Nowadays security software is a very important part of every organization, facing security incidents have never been harder than they are today, a lot of people now have some sort of technical knowledge and some of them can abuse that knowledge to cause serious damage. DDoS attacks are one of the biggest threats to IT security of any organization and many are trying to solve that problem efficiently.
3.2.1. Redundancy
The development of ICT has reached a level that allows their application and implementation in complex and sensitive systems and domains, where high reliability, availability, security, stability, manageability, and usability are required. Such systems are commonly referred to as high-reliability or fault-tolerant systems. Fault-tolerant systems are systems that continue to perform their functions even in very unfavorable and even extreme conditions, thanks primarily to the ability to tolerate individual failures [
11,
12,
39,
40].
Several factors have influenced the development and spread of the concept of failure-resistant systems. First of all, modern systems are becoming more and more complex, they consist of a large number of connected components, where the complexity of the system is increased, and thus the possibility of failures. Another important factor is the development of Very Large Scale Integration (VLSI) technology, which has enabled the practical application of many failure resistance techniques. Another factor is the development of electronic systems that are less reliable than mechanical systems and require additional measures to increase their reliability.
When it comes to fault-tolerant systems, one of the common methods to improve system reliability is to use redundancy. It represents the addition of resources, information, or time above the level required for the normal operation of the system. Redundancy can be hardware, software, information, and time.
This type of redundancy is the physical duplication of hardware, most commonly for fault detection or tolerance, in order to achieve fault tolerance. There are three basic forms of hardware redundancy: Passive, active, and hybrid.

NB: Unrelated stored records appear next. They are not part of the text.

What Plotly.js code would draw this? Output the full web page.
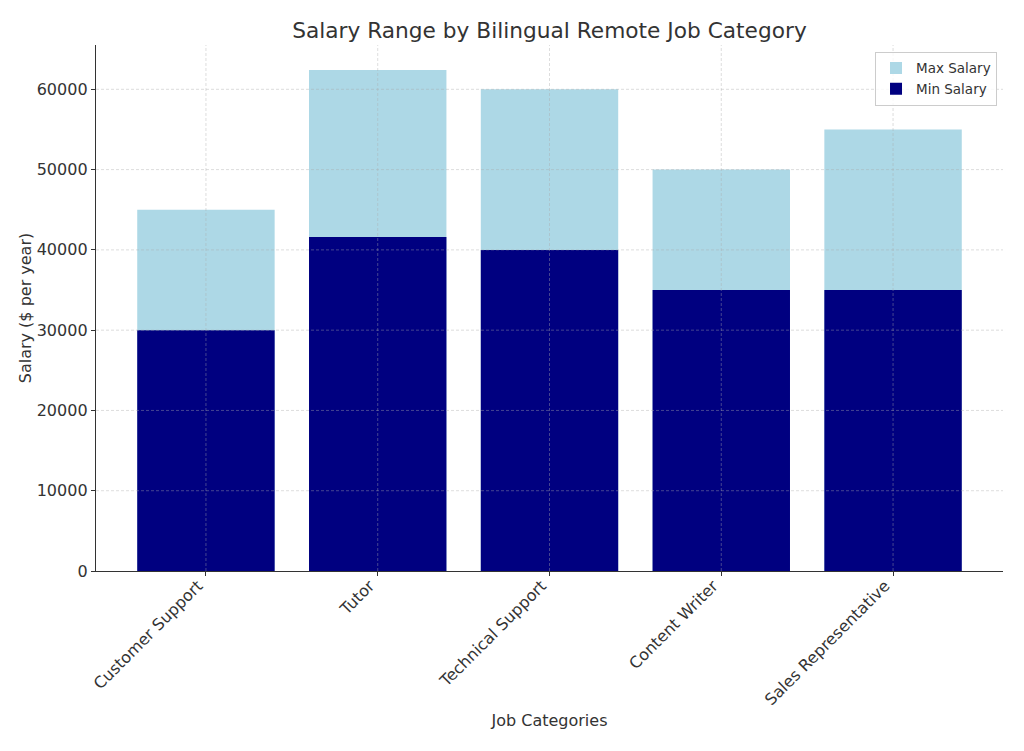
<!DOCTYPE html>
<html>
<head>
<meta charset="utf-8">
<script src="https://cdn.plot.ly/plotly-3.0.1.min.js"></script>
<style>html,body{margin:0;padding:0;background:#fff;}#chart{width:1024px;height:751px;}</style>
</head>
<body>
<div id="chart"></div>
<script>
const categories = ["Customer Support", "Tutor", "Technical Support", "Content Writer", "Sales Representative"];
const minSalary = [30000, 41600, 40000, 35000, 35000];
const maxSalary = [45000, 62400, 60000, 50000, 55000];
const yTicks = [0, 10000, 20000, 30000, 40000, 50000, 60000];

const font = "DejaVu Sans, sans-serif";
const textColor = "#333333";

const traces = [
  {type: "bar", name: "Max Salary", x: categories, y: maxSalary, width: 0.8,
   marker: {color: "#ADD8E6"}, hoverinfo: "x+y"},
  {type: "bar", name: "Min Salary", x: categories, y: minSalary, width: 0.8,
   marker: {color: "#000080"}, hoverinfo: "x+y"}
];

const gridStyle = {color: "rgba(170,170,170,0.5)", width: 0.8, dash: "3px,2px"};
const shapes = [];
yTicks.forEach(v => {
  if (v === 0) return;
  shapes.push({type: "line", layer: "above", xref: "paper", x0: 0, x1: 1, yref: "y", y0: v, y1: v, line: gridStyle});
});
categories.forEach((c, i) => {
  shapes.push({type: "line", layer: "above", xref: "x", x0: i, x1: i, yref: "paper", y0: 0, y1: 1, line: gridStyle});
});

const layout = {
  width: 1024, height: 751,
  margin: {l: 96, r: 21, t: 45, b: 180},
  paper_bgcolor: "#ffffff", plot_bgcolor: "#ffffff",
  barmode: "overlay",
  font: {family: font, color: textColor, size: 16},
  title: {text: "Salary Range by Bilingual Remote Job Category", font: {family: font, size: 21.7, color: textColor},
          x: 0.5366, xanchor: "center", y: 0.960, yanchor: "middle"},
  xaxis: {
    type: "category", range: [-0.64, 4.64], tickangle: -45,
    showgrid: false, zeroline: false, showline: true, linecolor: "#333333", linewidth: 1.2,
    ticks: "outside", ticklen: 4, tickcolor: "#333333",
    tickfont: {family: font, size: 16, color: textColor},
    ticklabelshift: -8, ticklabelstandoff: -6,
    title: {text: "Job Categories", font: {family: font, size: 16, color: textColor}, standoff: 6}
  },
  yaxis: {
    range: [0, 65520], tickvals: yTicks, ticktext: yTicks.map(String),
    showgrid: false, zeroline: false, showline: true, linecolor: "#333333", linewidth: 1.2,
    ticks: "outside", ticklen: 4, tickcolor: "#333333",
    tickfont: {family: font, size: 16, color: textColor},
    title: {text: "Salary ($ per year)", font: {family: font, size: 16, color: textColor}, standoff: 1}
  },
  legend: {x: 0.9934, xanchor: "right", y: 0.987, yanchor: "top",
           bordercolor: "#cccccc", borderwidth: 1, bgcolor: "rgba(255,255,255,0.8)",
           font: {family: font, size: 13.5, color: textColor}, traceorder: "normal"},
  shapes: shapes,
  showlegend: true
};

Plotly.newPlot("chart", traces, layout, {displayModeBar: false, staticPlot: true});
</script>
</body>
</html>
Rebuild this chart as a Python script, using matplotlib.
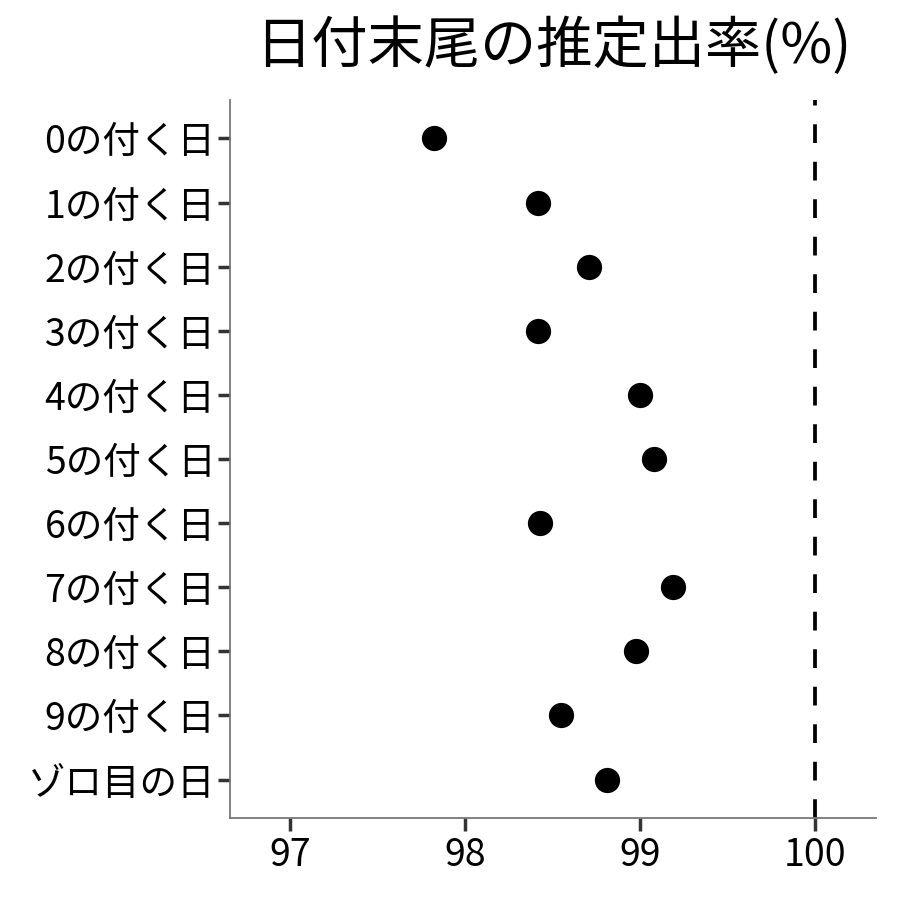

- Passive Hardware Redundancy
In passive hardware redundancy, a voting mechanism is used to cover up errors, namely the principle of majority voting. Techniques used in implementing passive hardware redundancy provide fault tolerance without the need to detect and repair the fault. The most commonly used passive hardware redundancy is Triple Modular Redundancy (TMR). With this type of redundancy, the hardware is tripled and the majority voting principle is applied. If one of the modules stops working, the other two modules will cover up the error and alleviate the problem.
In TMR, the main problem is the voter. If it stops working, the whole system is called into question, i.e. the reliability level of the whole system is equal to the reliability level of TMR. Reliability in TMR can be increased by using the voter tripling technique.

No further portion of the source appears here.